Battleships of the Mark into the 1920s

Started by Ithekro, September 17, 2010, 10:32:59 AM

Previous topic - Next topic

Nobody

Quote from: P3D on October 15, 2010, 04:28:18 PM
Those values are for the turret sides, not the barbette sides. WWI ships had even more reduced barbette thickness below the weather deck.

Quote from: Nobody on October 15, 2010, 02:24:04 AM
At least for Bismarck it should be mentioned that 220 mm (8.66") is the thickness behind the upper deck (50 mm), the citadel-armor (145 mm) or the main belt (320 mm). That considered I think its thickness is pretty good, the real weakpoint might have been the above deck barbette armor of 340 mm and the turret armor of 360 mm (max).
Ok I somewhat missed the point than.
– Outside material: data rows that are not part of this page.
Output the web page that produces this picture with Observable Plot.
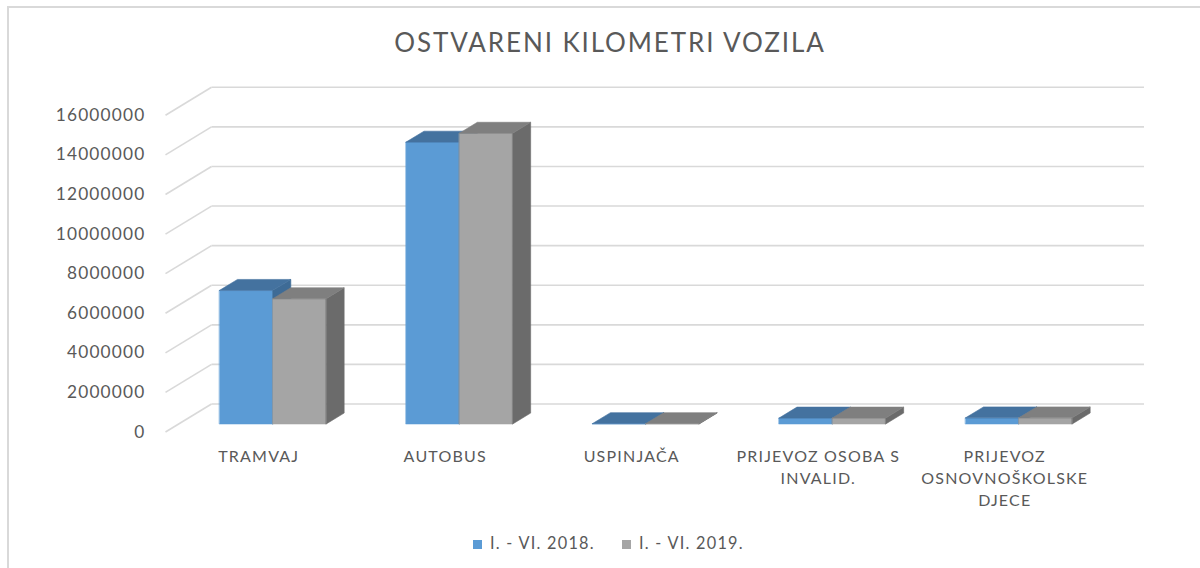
<!DOCTYPE html>
<html><head><meta charset="utf-8">
<script src="https://cdn.jsdelivr.net/npm/d3@7"></script>
<script src="https://cdn.jsdelivr.net/npm/@observablehq/plot@0.6"></script>
<style>
html,body{margin:0;padding:0;background:#fff;overflow:hidden;}
#wrap{position:relative;width:1200px;height:568px;overflow:hidden;font-family:Lato,sans-serif;color:#595959;}
#frame{position:absolute;left:7px;top:6px;width:1400px;height:800px;border-left:2px solid #d9d9d9;border-top:2px solid #d9d9d9;}
#title{position:absolute;top:27px;left:10px;width:1200px;text-align:center;font-size:26px;letter-spacing:1.9px;line-height:30px;}
#chart{position:absolute;left:0;top:70px;}
#chart text{letter-spacing:1.2px;}
#legend{position:absolute;top:533px;left:0;width:1200px;font-size:16.3px;letter-spacing:1.25px;}
.item{position:absolute;top:0;height:20px;line-height:20px;white-space:nowrap;}
.sw{display:inline-block;width:9px;height:9px;margin-right:8px;vertical-align:0px;}
</style>
</head><body>
<div id="wrap">
<div id="frame"></div>
<div id="title"></div>
<div id="chart"></div>
<div id="legend"></div>
</div>
<script>
// ---- data ----
const title = "OSTVARENI KILOMETRI VOZILA";
const categories = ["TRAMVAJ", "AUTOBUS", "USPINJAČA", "PRIJEVOZ OSOBA S\nINVALID.", "PRIJEVOZ\nOSNOVNOŠKOLSKE\nDJECE"];
const seriesNames = ["I. - VI. 2018.", "I. - VI. 2019."];
const values2018 = [6750000, 14240000, 20000, 300000, 310000];
const values2019 = [6330000, 14690000, 20000, 300000, 310000];
const yTicks = [0, 2000000, 4000000, 6000000, 8000000, 10000000, 12000000, 14000000, 16000000];

// ---- styles / geometry ----
const W = 1200, H = 430;
const mL = 165, mR = 102.5, mT = 44.8, mB = 68.5;
const kx = 5 / (W - mL - mR);            // data units per px (x)
const ky = 16000000 / (H - mT - mB);     // data units per px (y)
const floorDX = 46 * kx, floorDY = 28 * ky;  // depth of the floor
const barF0 = 0.287;                      // front plane of bars (fraction of depth)
const barDepth = 0.39;                    // bar depth (fraction)
const gap = 0.219, bw = 0.286;
const faceColors = [
  {front: "#5B9BD5", side: "#3E6B96", top: "#44729F"},
  {front: "#A5A5A5", side: "#6B6B6B", top: "#7F7F7F"}
];
const gridColor = "#D9D9D9";
const textColor = "#595959";

// ---- build faces ----
const seriesValues = [values2018, values2019];
const faces = {front: [[], []], side: [[], []], top: [[], []]};
seriesValues.forEach((vals, s) => {
  vals.forEach((v, i) => {
    const ox = barF0 * floorDX, oy = barF0 * floorDY;
    const dx = barDepth * floorDX, dy = barDepth * floorDY;
    const x0 = i + gap + s * bw + ox, x1 = x0 + bw;
    const y0 = oy, y1 = v + oy;
    const id = `${s}-${i}`;
    faces.front[s].push(...[[x0, y0], [x1, y0], [x1, y1], [x0, y1]].map(([x, y]) => ({x, y, id})));
    faces.side[s].push(...[[x1, y0], [x1 + dx, y0 + dy], [x1 + dx, y1 + dy], [x1, y1]].map(([x, y]) => ({x, y, id})));
    faces.top[s].push(...[[x0, y1], [x0 + dx, y1 + dy], [x1 + dx, y1 + dy], [x1, y1]].map(([x, y]) => ({x, y, id})));
  });
});

const faceMarks = [];
[0, 1].forEach(s => {
  ["front", "side", "top"].forEach(f => {
    faceMarks.push(Plot.line(faces[f][s], {x: "x", y: "y", z: "id", fill: faceColors[s][f], stroke: faceColors[s][f], strokeWidth: 0.6, curve: "linear-closed"}));
  });
});

const catData = categories.map((c, i) => ({c, i}));

const chart = Plot.plot({
  width: W, height: H,
  marginLeft: mL, marginRight: mR, marginTop: mT, marginBottom: mB,
  x: {type: "linear", domain: [0, 5], axis: null},
  y: {type: "linear", domain: [0, 16000000], axis: null},
  style: {fontFamily: "Lato, sans-serif", color: textColor, background: "transparent", overflow: "visible"},
  marks: [
    // side wall diagonals
    Plot.link(yTicks, {x1: 0, y1: d => d, x2: floorDX, y2: d => d + floorDY, stroke: gridColor, strokeWidth: 1.6}),
    // back wall gridlines
    Plot.link(yTicks, {x1: floorDX, y1: d => d + floorDY, x2: 5 + floorDX, y2: d => d + floorDY, stroke: gridColor, strokeWidth: 1.6}),
    ...faceMarks,
    // y tick labels
    Plot.text(yTicks, {x: 0, y: d => d, text: d => String(d), textAnchor: "end", dx: -20, fontSize: 17.3, fill: textColor}),
    // category labels
    Plot.text(catData, {x: d => d.i + 0.5, y: 0, text: "c", lineAnchor: "top", dy: 14, fontSize: 16, lineHeight: 1.38, fill: textColor})
  ]
});
document.getElementById("chart").appendChild(chart);
document.getElementById("title").textContent = title;

const legend = document.getElementById("legend");
const legendX = [473, 622];
seriesNames.forEach((n, s) => {
  const d = document.createElement("div");
  d.className = "item";
  d.style.left = legendX[s] + "px";
  d.innerHTML = `<span class="sw" style="background:${faceColors[s].front}"></span>${n}`;
  legend.appendChild(d);
});
</script>
</body></html>
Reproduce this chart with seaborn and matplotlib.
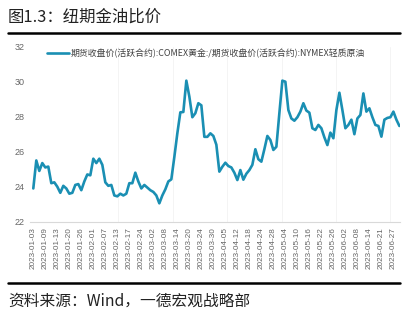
import numpy as np
import pandas as pd
import matplotlib
matplotlib.use("Agg")
import matplotlib.pyplot as plt
from matplotlib.ticker import FixedLocator
import seaborn as sns

# ---- data ----
title = "图1.3：纽期金油比价"
source = "资料来源：Wind，一德宏观战略部"
series_name = "期货收盘价(活跃合约):COMEX黄金:/期货收盘价(活跃合约):NYMEX轻质原油"
holidays = ["2023-01-16", "2023-02-20", "2023-04-07", "2023-05-29", "2023-06-19"]
dates = [d for d in pd.bdate_range("2023-01-03", "2023-06-29")
         if d.strftime("%Y-%m-%d") not in holidays]
values = [
    23.9, 25.5, 24.9, 25.35, 25.1, 25.15, 24.2, 24.25, 24.0, 23.65,
    24.05, 23.9, 23.6, 23.65, 24.1, 24.15, 23.8, 24.3, 24.7, 24.65,
    25.6, 25.35, 25.6, 25.25, 24.25, 24.05, 24.1, 23.5, 23.45, 23.6,
    23.5, 23.6, 24.2, 24.2, 24.8, 24.3, 23.9, 24.1, 23.95, 23.8,
    23.7, 23.5, 23.05, 23.5, 23.85, 24.3, 24.42, 25.7, 27.05, 28.25,
    28.27, 30.06, 29.15, 27.97, 28.2, 28.77, 28.65, 26.85, 26.85, 27.05,
    26.9, 26.4, 24.86, 25.14, 25.37, 25.18, 25.1, 24.8, 24.38, 24.95,
    24.4, 24.74, 24.95, 25.25, 26.14, 25.57, 25.43, 26.14, 26.9, 26.67,
    26.1, 26.28, 28.2, 30.06, 30.0, 28.38, 27.9, 27.77, 27.97, 28.29,
    28.77, 28.35, 28.23, 27.34, 27.24, 27.53, 27.34, 26.82, 26.38, 27.09,
    26.77, 28.38, 29.37, 28.38, 27.34, 27.53, 27.83, 27.0, 27.9, 28.1,
    29.33, 28.29, 28.48, 27.97, 27.53, 27.47, 26.86, 27.83, 27.93, 27.97,
    28.29, 27.83, 27.47,
]
yticks = [22, 24, 26, 28, 30, 32]

df = pd.DataFrame({"pos": np.arange(len(values)), "value": values,
                   "label": [d.strftime("%Y-%m-%d") for d in dates]})

# ---- style ----
sns.set_theme(style="white")
plt.rcParams["font.family"] = ["Liberation Sans", "Noto Sans CJK SC", "DejaVu Sans"]

fig = plt.figure(figsize=(4.11, 3.22), dpi=100)
ax = fig.add_axes([30 / 411, 1 - 221.7 / 322, 370 / 411, 175 / 322])

color = "#1a8fb3"
sns.lineplot(data=df, x="pos", y="value", ax=ax, color=color, linewidth=1.9,
             label=series_name)

ax.set_xlim(-1.1, len(values) - 0.8)
ax.set_ylim(22, 32)
ax.set_yticks(yticks)
ax.set_yticklabels([str(v) for v in yticks], fontsize=6.5, color="#666666")
tick_pos = df["pos"].values[::4]
ax.set_xticks(tick_pos)
ax.set_xticklabels(df["label"].values[::4], rotation=90, fontsize=5.9,
                   color="#666666", va="top")
ax.tick_params(axis="both", length=0, pad=4)
ax.set_xlabel("")
ax.set_ylabel("")

# faint vertical guide lines
ax.xaxis.set_minor_locator(FixedLocator([28.2, 46.6, 64.6, 83, 101, 119]))
ax.grid(which="minor", axis="x", color="#f2f2f2", linewidth=0.6)
ax.grid(which="major", visible=False)

for s in ["top", "right", "left"]:
    ax.spines[s].set_visible(False)
ax.spines["bottom"].set_color("#d9d9d9")
ax.spines["bottom"].set_linewidth(0.8)

leg = ax.legend(loc="center left", bbox_to_anchor=(0.046, 0.962), frameon=False,
                borderaxespad=0, borderpad=0, handlelength=2.5, handletextpad=0.1,
                prop={"family": ["Noto Sans CJK SC", "DejaVu Sans"], "size": 6.4})
for t in leg.get_texts():
    t.set_color("#404040")

# title, rules, source
fig.text(8 / 411, 1 - 17 / 322, title, fontsize=11.8, color="#222222",
         family=["Noto Sans CJK SC", "DejaVu Sans"], va="center", ha="left")
fig.add_artist(plt.Line2D([8 / 411, 400 / 411], [1 - 32.5 / 322] * 2,
                          color="black", linewidth=1.8))
fig.add_artist(plt.Line2D([8 / 411, 400 / 411], [1 - 283.3 / 322] * 2,
                          color="black", linewidth=1.8))
fig.text(8 / 411, 1 - 301 / 322, source, fontsize=11.3, color="#222222",
         family=["Noto Sans CJK SC", "DejaVu Sans"], va="center", ha="left")

fig.savefig("out.png", dpi=100, facecolor="white")
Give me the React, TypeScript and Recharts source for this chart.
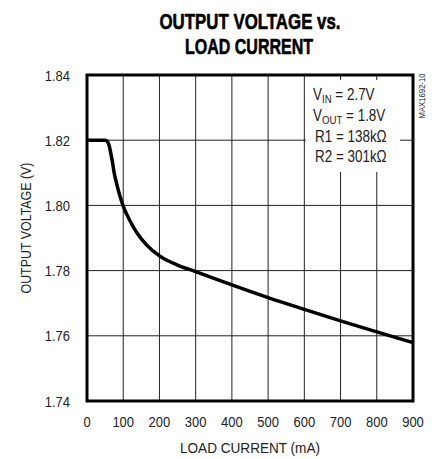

But it's interesting, that they choose the same thickness for below deck barbette and turret side armor, isn't it?

Ithekro

Well for a sense of scale:  In the time from from 1893 to 1919 Rohan has built 24 capital ships with others under construction.  In this same time period the United Kingdom built 87 capital ships.  The United States built 39 capital ships.  Germany had built 43 capital ships.  Even France has built 24 capital ships in that time period.

About half each are predreadnoughts, but still, numbers.